What this task involves: Quote the listing in full, exactly as given, minus any pictures.

Supplied data:
=====

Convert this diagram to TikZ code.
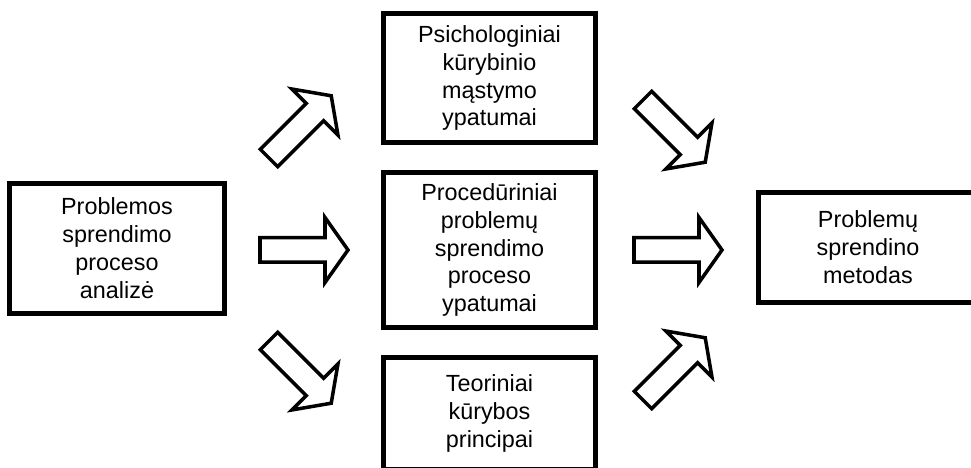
\documentclass[tikz,border=0pt]{standalone}
\usepackage{fontspec}
\setmainfont{Liberation Sans}
\begin{document}
\begin{tikzpicture}[inner sep=0pt,outer sep=0pt,line width=2.85pt,
block/.style={draw,rectangle,align=center,font=\fontsize{13.3}{15.9}\selectfont},
fatarrow/.pic={\draw[line width=2pt,fill=white,line join=miter]
  (0,-.245) -- (1.3,-.245) -- (1.3,-.65) -- (1.76,0) -- (1.3,.65) -- (1.3,.245) -- (0,.245) -- cycle;}]
\useasboundingbox (0,0) rectangle (19.42,9.36);
\begin{scope}
\clip (0,0) rectangle (19.42,9.36);
\draw (2.34,4.39) node[block,minimum width=4.3cm,minimum height=2.6cm] (analize) {Problemos\\sprendimo\\proceso\\analizė};
\draw (9.79,7.8) node[block,minimum width=4.24cm,minimum height=2.58cm] (psich) {Psichologiniai\\kūrybinio\\mąstymo\\ypatumai};
\draw (9.79,4.36) node[block,minimum width=4.24cm,minimum height=3.1cm] (proced) {Procedūriniai\\problemų\\sprendimo\\proceso\\ypatumai};
\draw (9.79,1.09) node[block,minimum width=4.24cm,minimum height=2.24cm] (teor) {Teoriniai\\kūrybos\\principai};
\draw (17.36,4.41) node[block,minimum width=4.38cm,minimum height=2.2cm] (metod) {Problemų\\sprendino\\metodas};
\end{scope}

% block arrows
\pic at (5.2,4.36) {fatarrow};
\pic[rotate=45] at (5.38,6.2) {fatarrow};
\pic[rotate=-45] at (5.38,2.54) {fatarrow};
\pic at (12.68,4.36) {fatarrow};
\pic[rotate=-45] at (12.86,7.36) {fatarrow};
\pic[rotate=45] at (12.86,1.36) {fatarrow};
\end{tikzpicture}
\end{document}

=====

Result of this exercise:
Convert this diagram to TikZ code.
\documentclass[tikz,border=0pt]{standalone}
\usepackage{fontspec}
\setmainfont{Liberation Sans}
\begin{document}
\begin{tikzpicture}[inner sep=0pt,outer sep=0pt,line width=2.85pt,
block/.style={draw,rectangle,align=center,font=\fontsize{13.3}{15.9}\selectfont},
fatarrow/.pic={\draw[line width=2pt,fill=white,line join=miter]
  (0,-.245) -- (1.3,-.245) -- (1.3,-.65) -- (1.76,0) -- (1.3,.65) -- (1.3,.245) -- (0,.245) -- cycle;}]
\useasboundingbox (0,0) rectangle (19.42,9.36);
\begin{scope}
\clip (0,0) rectangle (19.42,9.36);
\draw (2.34,4.39) node[block,minimum width=4.3cm,minimum height=2.6cm] (analize) {Problemos\\sprendimo\\proceso\\analizė};
\draw (9.79,7.8) node[block,minimum width=4.24cm,minimum height=2.58cm] (psich) {Psichologiniai\\kūrybinio\\mąstymo\\ypatumai};
\draw (9.79,4.36) node[block,minimum width=4.24cm,minimum height=3.1cm] (proced) {Procedūriniai\\problemų\\sprendimo\\proceso\\ypatumai};
\draw (9.79,1.09) node[block,minimum width=4.24cm,minimum height=2.24cm] (teor) {Teoriniai\\kūrybos\\principai};
\draw (17.36,4.41) node[block,minimum width=4.38cm,minimum height=2.2cm] (metod) {Problemų\\sprendino\\metodas};
\end{scope}

% block arrows
\pic at (5.2,4.36) {fatarrow};
\pic[rotate=45] at (5.38,6.2) {fatarrow};
\pic[rotate=-45] at (5.38,2.54) {fatarrow};
\pic at (12.68,4.36) {fatarrow};
\pic[rotate=-45] at (12.86,7.36) {fatarrow};
\pic[rotate=45] at (12.86,1.36) {fatarrow};
\end{tikzpicture}
\end{document}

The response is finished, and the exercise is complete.